We get a sweet Rachel/Kurt moment in the loft, as Rachel paints Finn’s name inside a heart (ugh). And Kurt, the worlds least efficient wall-painter in the least appropriate clothing, ever, offers to cheer her up with late-night cake. Can I just be a fly on the wall in that apartment? I kind of love them like this. And I want Kurt to bring me cheer-up cake. But Brody comes over to deliver Rachel some flowers and to try to kiss her, and I get my first Brody creep-vibe. Rachel puts the brakes on because of her completely MIA ex-fiance.

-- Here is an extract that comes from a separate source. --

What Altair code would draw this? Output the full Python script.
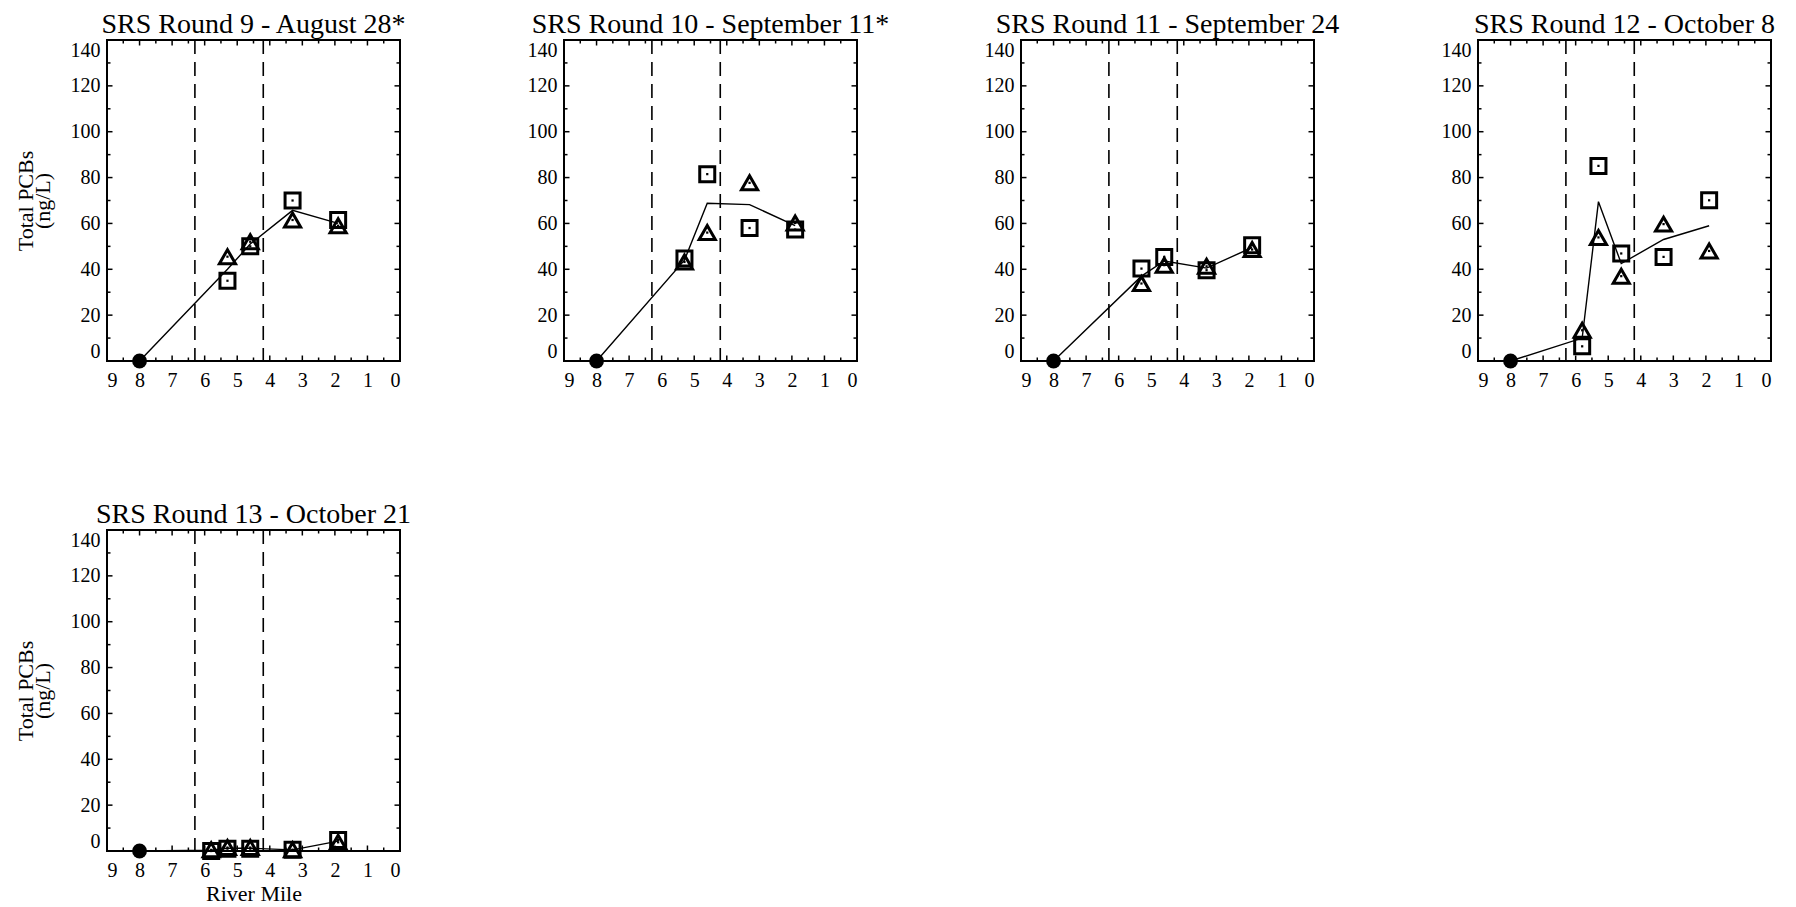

Then we’re back in high school again, and Ryan Murphy really wants me to have feelings about Jarley. My only feeling is annoyance at them taking up precious screen time. After all of the New Directions give Jake the weirdest possible welcome (which did make me chuckle), heartbroken Marley sings a song (“Everytime”) about wanting to be noticed. I begrudgingly have to admit that it kind of works, especially with sweet Britt missing Santana, even if I could not possibly give a shit about Marley being sad over Jake.

When this episode first aired, I thought it was awful. On this re-watch, as I go slowly and pick apart each scene, I find myself actually really wanting to like it - I really like the story they’re trying to tell about Brittany and what she’s going through, I even like Cassie taking Rachel down a few notches for her own good. (Nope, still don’t give a crap about Jarley.) But I was so caught up in the absurdity of a second Britney Spears tribute episode and the clumsy way they went about it, that I couldn’t quite get all the way there. Ultimately, my dislike for Britney 2.0 is nowhere near as strong as it was on first viewing. I can appreciate its merits and like pieces of what they were trying to do. But the sum total of the episode didn’t make it all the way there for me.

So, what did you think about Britney 2.0?